Em dezembro de 2011, a artista plástica Clarissa Motta Nunes e sete pedreiros colaram 3,3 mil azulejos coloridos nos degraus que ligam a Rua Duque de Caxias a André da Rocha, no centro de Porto Alegre. Era para ser uma intervenção temporária, mas a autora não deixou arrancar após os três meses do circuito de arte urbana Artemosfera.
Junto com moradores, apaixonados pelo resultado, Clarissa se comprometeu a manter a obra. E foi assim que a Escadaria 24 de Maio virou um ponto turístico da Capital — e um xodó dos porto-alegrenses.
— É um dos lugares mais bonitos da cidade — garante o corretor de imóveis Eduardo Carneiro, 40 anos, depois de fazer um book do lugar.
A “escadaria colorida” foi visitada por turistas gringos e brasileiros nos últimos 10 anos, chamou atenção de artistas como o rapper Criolo, foi usada em comercial na Europa. É comparada com a Selarón, que liga a Lapa ao bairro Santa Teresa no Rio de Janeiro, embora não fosse esse o objetivo da artista. O que ela sempre quis foi levar um pouco de leveza e poesia a quem diminuísse o passo para ler as mensagens gravadas nos azulejos.
Além de desenhos que ela fez no seu ateliê, as peças têm trechos de poemas ou músicas, de Chico Buarque (“Eu semeio o vento na minha cidade, Vou pra rua e bebo a tempestade”) a Fernando Pessoa (“Às vezes ouço passar o vento; e só de ouvir o vento passar, vale a pena ter nascido”).
Também tem relatos de moradores da 24 de Maio sobre o abacateiro que uma vizinha tinha, as crianças do bairro e o medo da violência.
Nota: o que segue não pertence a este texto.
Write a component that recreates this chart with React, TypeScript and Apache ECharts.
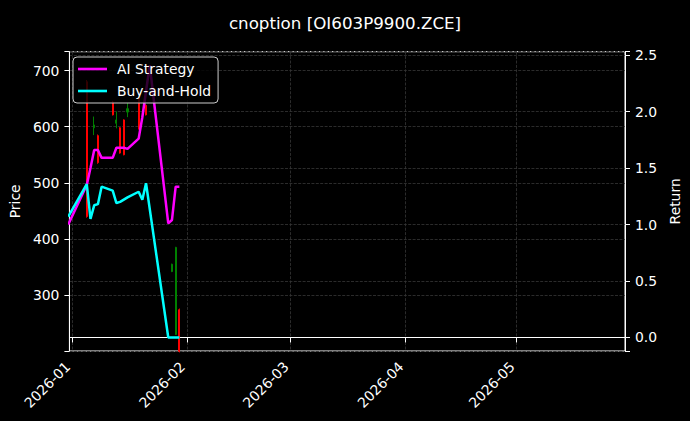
import React, { useEffect, useRef } from 'react';
import * as echarts from 'echarts';

// ---- Candlestick (price) data ----
const candleDates = ['2026-01-05', '2026-01-07', '2026-01-08', '2026-01-12', '2026-01-13', '2026-01-14', '2026-01-15', '2026-01-16', '2026-01-19', '2026-01-21', '2026-01-28', '2026-01-29', '2026-01-30'];
const candleOpen = [680, 598, 584, 644, 606, 598, 612, 626, 652, 638, 342, 230, 274];
const candleClose = [440, 603, 536, 621, 612, 553, 550, 632, 596, 621, 355, 385, 200];
const candleLow = [438, 585, 534, 620, 597, 552, 549, 617, 595, 620, 341, 229, 198];
const candleHigh = [683, 618, 586, 646, 627, 599, 613, 642, 654, 640, 356, 386, 276];

// ---- Return lines ----
const lineDates = ['2025-12-31', '2026-01-05', '2026-01-06', '2026-01-07', '2026-01-08', '2026-01-09', '2026-01-12', '2026-01-13', '2026-01-14', '2026-01-15', '2026-01-16', '2026-01-19', '2026-01-20', '2026-01-21', '2026-01-22', '2026-01-23', '2026-01-26', '2026-01-27', '2026-01-28', '2026-01-29', '2026-01-30'];
const aiStrategy: (number | null)[] = [1.0, 1.35, 1.5, 1.66, 1.66, 1.59, 1.59, 1.68, 1.68, 1.68, 1.67, 1.76, 1.95, null, 2.41, null, null, 1.01, 1.04, 1.335, 1.335];
const buyAndHold: (number | null)[] = [1.07, 1.357, 1.05, 1.17, 1.18, 1.335, 1.3, 1.19, 1.2, 1.22, 1.24, 1.29, 1.22, 1.365, null, null, null, 0.0, 0.0, 0.0, 0.0];

// ---- Axis tick labels ----
const monthLabels = ['2026-01', '2026-02', '2026-03', '2026-04', '2026-05'];

const FONT = 'DejaVu Sans';
const GRID_COLOR = '#363636';

function dayTs(s: string): number {
  const [y, m, d] = s.split('-').map(Number);
  return new Date(y, m - 1, d || 1).getTime();
}

export default function App() {
  const ref = useRef<HTMLDivElement>(null);

  useEffect(() => {
    if (!ref.current) return;
    document.body.style.background = '#000';
    const chart = echarts.init(ref.current, null, { renderer: 'svg' });

    const monthTicks = monthLabels.map(dayTs);
    const xMin = new Date(2025, 11, 31, 7, 30).getTime();
    const xMax = xMin + 150 * 24 * 3600 * 1000;

    const candles = candleDates.map((d, i) => [dayTs(d), candleOpen[i], candleClose[i], candleLow[i], candleHigh[i]]);
    const toLine = (vals: (number | null)[]) =>
      lineDates.map((d, i) => [dayTs(d), vals[i]]).filter((p) => p[1] !== null);

    const splitLine = {
      show: true,
      lineStyle: { color: GRID_COLOR, width: 0.8, type: [3, 1.4] as any },
    };
    const axisText = { color: '#ffffff', fontSize: 13.9, fontFamily: FONT };

    const option: any = {
      animation: false,
      backgroundColor: '#000000',
      title: {
        text: 'cnoption [OI603P9900.ZCE]',
        left: 'center',
        top: 9,
        textStyle: { color: '#ffffff', fontSize: 16.7, fontWeight: 'normal', fontFamily: FONT },
      },
      legend: {
        data: ['AI Strategy', 'Buy-and-Hold'],
        orient: 'vertical',
        left: 73,
        top: 57,
        padding: [5, 7, 5, 5],
        itemGap: 8,
        itemWidth: 29,
        itemHeight: 2.6,
        icon: 'rect',
        backgroundColor: 'rgba(0,0,0,0.8)',
        borderColor: '#cccccc',
        borderWidth: 1,
        borderRadius: 4,
        textStyle: { color: '#ffffff', fontSize: 13.9, fontFamily: FONT, padding: [0, 0, 0, 5] },
      },
      grid: {
        left: 67,
        right: 60,
        top: 51.7,
        bottom: 70,
        show: true,
        borderColor: '#ffffff',
        borderWidth: 1,
        backgroundColor: 'transparent',
      },
      xAxis: {
        type: 'value',
        min: xMin,
        max: xMax,
        axisLine: { show: true, lineStyle: { color: '#ffffff', width: 1 } },
        axisTick: { show: true, length: 5, customValues: monthTicks, lineStyle: { color: '#ffffff' } },
        axisLabel: {
          ...axisText,
          customValues: monthTicks,
          rotate: 45,
          margin: 9,
          padding: [0, 6, 0, 0],
          hideOverlap: false,
          formatter: (v: number) => {
            const idx = monthTicks.indexOf(v);
            if (idx >= 0) return monthLabels[idx];
            const d = new Date(v);
            return d.getFullYear() + '-' + String(d.getMonth() + 1).padStart(2, '0');
          },
        },
        splitLine,
      },
      yAxis: [
        {
          type: 'value',
          position: 'left',
          min: 200.5,
          max: 733.5,
          minInterval: 100,
          maxInterval: 100,
          name: 'Price',
          nameLocation: 'middle',
          nameGap: 44,
          nameRotate: 90,
          nameTextStyle: axisText,
          axisLine: { show: true, lineStyle: { color: '#ffffff', width: 1 } },
          axisTick: { show: true, length: 5, lineStyle: { color: '#ffffff' } },
          axisLabel: {
            ...axisText,
            margin: 10,
            formatter: (v: number) => (Math.abs(v / 100 - Math.round(v / 100)) < 1e-6 ? String(v) : ''),
          },
          splitLine,
        },
        {
          type: 'value',
          position: 'right',
          min: -0.12,
          max: 2.53,
          minInterval: 0.5,
          maxInterval: 0.5,
          name: 'Return',
          nameLocation: 'middle',
          nameGap: 37,
          nameRotate: 90,
          nameTextStyle: axisText,
          axisLine: { show: true, lineStyle: { color: '#ffffff', width: 1 } },
          axisTick: { show: true, length: 5, lineStyle: { color: '#ffffff' } },
          axisLabel: {
            ...axisText,
            margin: 10,
            formatter: (v: number) => (Math.abs(v * 2 - Math.round(v * 2)) < 1e-6 ? v.toFixed(1) : ''),
          },
          splitLine,
        },
      ],
      series: [
        {
          type: 'candlestick',
          name: 'Price',
          yAxisIndex: 0,
          barWidth: 1.6,
          dimensions: ['date', 'open', 'close', 'lowest', 'highest'],
          encode: { x: 0, y: [1, 2, 3, 4] },
          itemStyle: {
            color: '#008000',
            color0: '#ff0000',
            borderColor: '#008000',
            borderColor0: '#ff0000',
            borderWidth: 1,
          },
          data: candles,
        },
        {
          type: 'line',
          name: 'AI Strategy',
          yAxisIndex: 1,
          showSymbol: false,
          symbol: 'none',
          connectNulls: true,
          lineStyle: { color: '#ff00ff', width: 2.5 },
          itemStyle: { color: '#ff00ff' },
          data: toLine(aiStrategy),
        },
        {
          type: 'line',
          name: 'Buy-and-Hold',
          yAxisIndex: 1,
          showSymbol: false,
          symbol: 'none',
          connectNulls: true,
          lineStyle: { color: '#00ffff', width: 2.5 },
          itemStyle: { color: '#00ffff' },
          data: toLine(buyAndHold),
        },
      ],
    };

    chart.setOption(option);
    return () => chart.dispose();
  }, []);

  return (
    <div
      ref={ref}
      style={{ position: 'fixed', left: 0, top: 0, width: 690, height: 421, background: '#000' }}
    />
  );
}
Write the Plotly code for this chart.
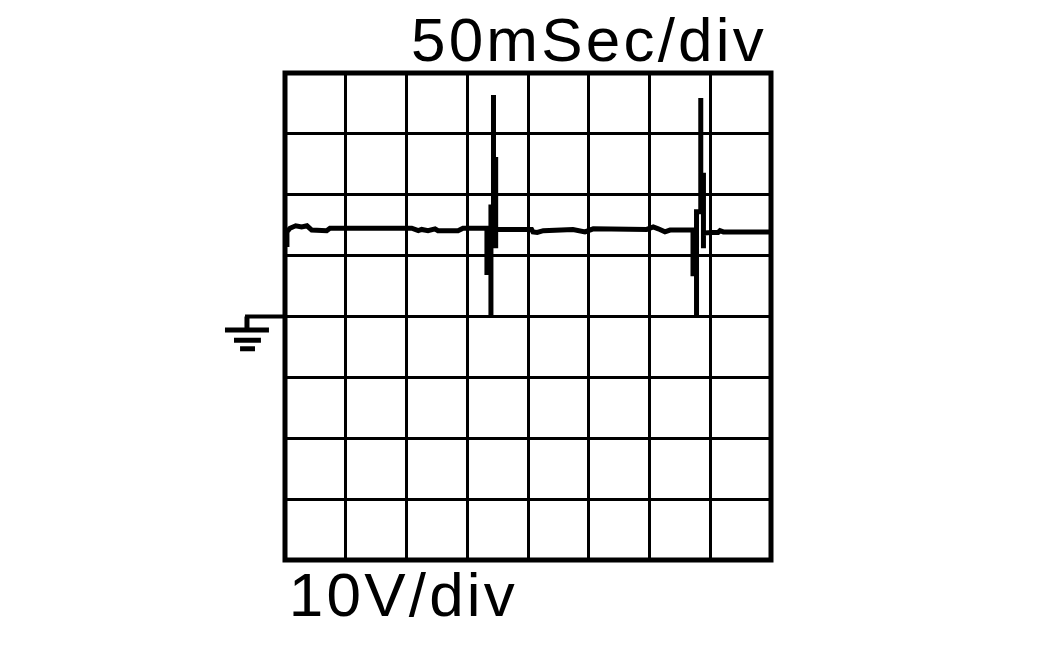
import plotly.graph_objects as go

time_ms = [1.6,1.6,4.1,8.8,13.7,18.1,22.0,34.3,37.0,100.2,104.3,109.7,112.5,117.7,123.5,125.9,142.4,146.5,164.6,
           166.2,166.2,166.2,169.5,169.5,169.5,171.6,171.6,171.6,173.4,173.4,173.4,173.4,175.3,
           203.0,204.1,207.6,212.6,234.6,237.0,246.9,251.0,253.7,297.7,303.1,307.2,312.7,316.9,333.3,
           335.8,335.8,335.8,338.7,338.7,338.7,342.2,342.2,342.2,344.4,344.4,344.4,344.4,
           351.2,356.4,358.0,360.8,399.2]
volts = [11.4,13.9,14.5,14.9,14.7,14.9,14.2,14.1,14.5,14.4,14.5,14.1,14.3,14.1,14.4,14.1,14.1,14.5,14.5,
         14.5,6.8,10.9,10.9,0.1,18.0,18.0,36.4,19.1,19.1,26.2,11.2,14.3,14.3,
         14.3,13.9,13.8,14.1,14.2,14.3,13.9,14.1,14.4,14.3,14.7,14.4,13.9,14.2,14.2,
         14.2,6.6,10.9,10.9,0.1,17.2,17.2,35.9,18.3,18.3,23.6,11.2,13.7,
         13.8,13.8,14.1,13.9,13.9]

# ground symbol: (t0, t1, v0, v1, width)
gnd_t0 = [-32.9,-31.3,-49.4,-42.0,-37.0]
gnd_t1 = [0.0,-31.3,-13.2,-19.8,-24.7]
gnd_v0 = [0.0,0.0,-2.2,-3.9,-5.3]
gnd_v1 = [0.0,-2.2,-2.2,-3.9,-5.3]
gnd_w = [4,5,5,5,5]

T_RANGE = [0,400]
V_RANGE = [-40,40]
time_label = "50mSec/div"
volt_label = "10V/div"
FONT = "Liberation Sans"

def px(t): return (t-T_RANGE[0])/(T_RANGE[1]-T_RANGE[0])
def py(v): return (v-V_RANGE[0])/(V_RANGE[1]-V_RANGE[0])

fig = go.Figure()
fig.add_trace(go.Scatter(x=time_ms,y=volts,mode="lines",line=dict(color="black",width=5),
                         showlegend=False,hoverinfo="skip"))
axis = dict(showgrid=True,gridcolor="black",gridwidth=3,zeroline=False,showline=False,
            showticklabels=False,ticks="")
fig.update_xaxes(range=T_RANGE,dtick=50,tick0=0,**axis)
fig.update_yaxes(range=V_RANGE,dtick=10,tick0=-40,**axis)
fig.add_shape(type="rect",xref="paper",yref="paper",x0=0,x1=1,y0=0,y1=1,line=dict(color="black",width=5),layer="above")
for t0,t1,v0,v1,w in zip(gnd_t0,gnd_t1,gnd_v0,gnd_v1,gnd_w):
    fig.add_shape(type="line",xref="paper",yref="paper",x0=px(t0),x1=px(t1),y0=py(v0),y1=py(v1),
                  line=dict(color="black",width=w))
fig.add_annotation(text=time_label,xref="paper",yref="paper",x=0.6250,y=1,yshift=-2,xanchor="center",yanchor="bottom",
                   showarrow=False,font=dict(family=FONT,size=62,color="black"),borderpad=0)
fig.add_annotation(text=volt_label,xref="paper",yref="paper",x=0.2440,y=0,yshift=1,xanchor="center",yanchor="top",
                   showarrow=False,font=dict(family=FONT,size=62,color="black"),borderpad=0)
fig.update_layout(width=1052,height=650,margin=dict(l=284.5,r=281,t=73,b=90,pad=0),
                  plot_bgcolor="white",paper_bgcolor="white",showlegend=False)
fig.write_html("out.html",config={"displayModeBar":False},
               post_script="document.body.style.margin='0';document.querySelectorAll('.annotation-text').forEach(function(e){e.style.letterSpacing='3.2px';});")
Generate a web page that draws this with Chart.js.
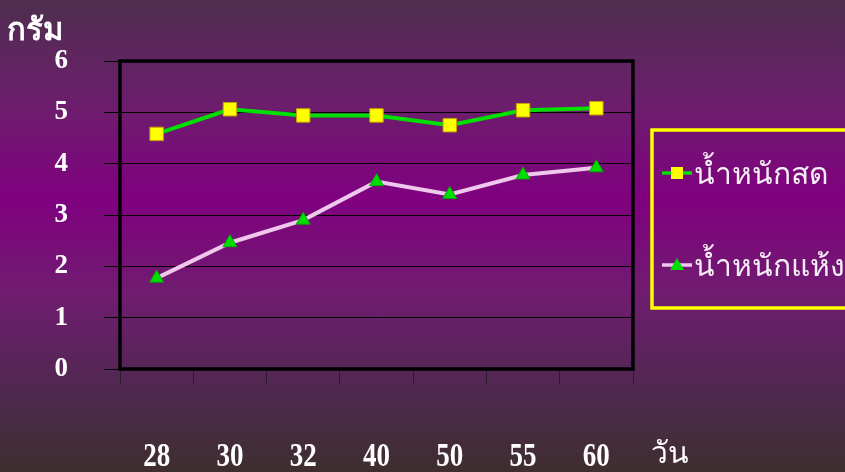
<!DOCTYPE html>
<html>
<head>
<meta charset="utf-8">
<script src="https://cdn.jsdelivr.net/npm/chart.js@4"></script>
<style>
  html, body { margin: 0; padding: 0; background: #5a2a5a; }
  #wrap { position: relative; width: 845px; height: 472px; }
</style>
</head>
<body>
<div id="wrap"><canvas id="c" width="845" height="472"></canvas></div>
<script>
const categories = ['28', '30', '32', '40', '50', '55', '60'];
const freshWeight = [4.58, 5.06, 4.94, 4.94, 4.75, 5.04, 5.08];
const dryWeight = [1.77, 2.46, 2.90, 3.65, 3.40, 3.78, 3.92];
const seriesNames = ['น้ำหนักสด', 'น้ำหนักแห้ง'];
const yTicks = [0, 1, 2, 3, 4, 5, 6];
const yTitle = 'กรัม';
const xTitle = 'วัน';

const serif = '"Liberation Serif", "Times New Roman", serif';

const bgPlugin = {
  id: 'bg',
  beforeDraw(chart) {
    const { ctx, width, height } = chart;
    const g = ctx.createLinearGradient(0, 0, 0, height);
    g.addColorStop(0, 'rgb(78,46,78)');
    g.addColorStop(0.22, 'rgb(108,30,108)');
    g.addColorStop(0.42, 'rgb(128,0,128)');
    g.addColorStop(0.62, 'rgb(112,28,112)');
    g.addColorStop(0.85, 'rgb(76,42,76)');
    g.addColorStop(1, 'rgb(62,46,46)');
    ctx.save();
    ctx.fillStyle = g;
    ctx.fillRect(0, 0, width, height);
    ctx.restore();
  },
  afterDatasetsDraw(chart) {
    const { ctx, chartArea: a } = chart;
    ctx.save();
    ctx.strokeStyle = '#000';
    ctx.lineWidth = 3.5;
    ctx.strokeRect(a.left, a.top, a.right - a.left, a.bottom - a.top);
    ctx.restore();
  },
  afterDraw(chart) {
    const { ctx } = chart;
    const xs = chart.scales.x;
    ctx.save();
    // x category labels (slightly tall serif, as in the reference)
    ctx.fillStyle = '#ffffff';
    ctx.font = 'bold 27px ' + serif;
    ctx.textAlign = 'center';
    ctx.textBaseline = 'alphabetic';
    chart.data.labels.forEach((lab, i) => {
      const px = xs.getPixelForValue(i);
      ctx.save();
      ctx.translate(px, 466);
      ctx.scale(1, 1.25);
      ctx.fillText(lab, 0, 0);
      ctx.restore();
    });

    ctx.textAlign = 'left';
    ctx.font = 'bold 31px ' + serif;
    ctx.fillText(yTitle, 7, 40);
    ctx.font = '30px ' + serif;
    ctx.fillText(xTitle, 651, 463);

    // legend
    const lx = 652, ly = 130, lw = 200, lh = 178;
    ctx.strokeStyle = '#ffff00';
    ctx.lineWidth = 3.5;
    ctx.strokeRect(lx, ly, lw, lh);
    const rows = [173, 265];
    chart.data.datasets.forEach((ds, i) => {
      const y = rows[i];
      ctx.strokeStyle = ds.borderColor;
      ctx.lineWidth = 3.5;
      ctx.beginPath();
      ctx.moveTo(662, y);
      ctx.lineTo(692, y);
      ctx.stroke();
      ctx.fillStyle = ds.pointBackgroundColor;
      if (ds.pointStyle === 'rect') {
        ctx.fillRect(671, y - 6, 12, 12);
      } else {
        ctx.beginPath();
        ctx.moveTo(677, y - 7);
        ctx.lineTo(684, y + 5);
        ctx.lineTo(670, y + 5);
        ctx.closePath();
        ctx.fill();
      }
      ctx.fillStyle = '#f6eef6';
      ctx.font = '30px "Noto Sans", sans-serif';
      ctx.textBaseline = 'middle';
      ctx.fillText(ds.label, 694, y + 2);
    });
    ctx.restore();
  }
};

new Chart(document.getElementById('c'), {
  type: 'line',
  data: {
    labels: categories,
    datasets: [
      {
        label: seriesNames[0],
        data: freshWeight,
        borderColor: '#00e000',
        borderWidth: 4,
        pointStyle: 'rect',
        pointRadius: 9.5,
        pointBackgroundColor: '#ffff00',
        pointBorderColor: '#c8a000',
        pointBorderWidth: 1,
        tension: 0
      },
      {
        label: seriesNames[1],
        data: dryWeight,
        borderColor: '#f0c8ee',
        borderWidth: 4,
        pointStyle: 'triangle',
        pointRadius: 8,
        pointBackgroundColor: '#00dd00',
        pointBorderColor: '#00aa00',
        pointBorderWidth: 1,
        tension: 0
      }
    ]
  },
  options: {
    responsive: false,
    animation: false,
    devicePixelRatio: 1,
    layout: { padding: { top: 61, right: 212, left: 0, bottom: 0 } },
    plugins: { legend: { display: false }, tooltip: { enabled: false } },
    scales: {
      x: {
        offset: true,
        grid: { display: true, drawOnChartArea: false, color: '#2a1a2a', lineWidth: 1, tickLength: 15, offset: true },
        border: { display: false },
        ticks: { display: false },
        afterFit(s) { s.height = 103; }
      },
      y: {
        min: 0, max: 6,
        afterBuildTicks(s) { s.ticks = yTicks.map(v => ({ value: v })); },
        grid: { color: '#000000', lineWidth: 1, tickLength: 16 },
        border: { display: false },
        ticks: { color: '#ffffff', font: { family: serif, size: 27, weight: 'bold' }, padding: 36 },
        afterFit(s) { s.width = 120; }
      }
    }
  },
  plugins: [bgPlugin]
});
</script>
</body>
</html>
Ela anotou os depoimentos através das janelas dos prédios antigos, que dão direto na escadaria.
— Queria saber mais do lugar, me contaram como era perigoso, mas ao mesmo tempo como era gostoso morar aqui — diz Clarissa.
Fez os modelos em folha de ofício, com a sua letra, e mandou para uma empresa de serigrafia estampá-los em azulejos coloridos. A colagem levou uma semana, e a trabalheira foi coroada com roda de samba e vizinhança reunida.
— Toda a rua participou da inauguração. Todo mundo dançando, foi uma alegria. E como é simples a gente fazer isso. Se a gente tivesse mais recurso, faria mais arte urbana na cidade, muda totalmente o astral do lugar — conta.
Uma parceria com os moradores fez, nos últimos 10 anos, a colagem de azulejos que se desprenderam e a substituição de peças. Mas a comunidade tem pleiteado com a prefeitura uma reforma da escadaria: pedem, entre outros, limpeza, conserto de degraus, pintura dos corrimãos e instalação de câmeras para coibir roubos. A Secretaria de Planejamento e Assuntos Estratégicos afirma, por meio da assessoria de imprensa, que melhorias nas escadarias do Centro Históricos são uma das prioridades da pasta, mas ainda se prospectam recursos para as obras.
A artista também está atrás de uma empresa que tope fazer a adoção da obra de arte, para arcar com um restauro profissional e constante.
O caso de Clarissa com a Escadaria 24 de Maio foi de amor à primeira vista. Ela tinha passado uma vez por lá antes de ser convidada para fazer a revitalização, e já tinha visualizado o potencial do lugar.
É que o dia a dia ali tem um charme único, que lhe parece algo desconexo de Porto Alegre. O tanto de pássaros pousados no fio de luz, uma árvore no meio dos degraus, as plantas trepadeiras que escalam as paredes. Um vizinho que canta no segundo andar de um prédio, o cheiro de pizza assando no forno de apartamento no térreo — e tudo vaza para a escadaria, que serve de pátio aos moradores.
Aos sábados, a comerciante aposentada Eva Marlete Campos, 78 anos, arma um bazar na rua com livros para doação ou troca.
Moradora da 24 de Maio desde os anos 1970, ela foi uma das pessoas que lutou para a construção de uma escadaria decente naquele barranco e reúne os azulejos que caem para serem afixados novamente.
Já conheceu uma pá de gente que passa por ali. Já falou com turista francês, holandês, paulista.
— Parece que as pessoas passam por aqui e tem vontade de conversar.
É como diz seu azulejo preferido da escadaria, com mensagem de Abraham Lincoln: “Não te esqueças que os estranhos são amigos que ainda não conheces”.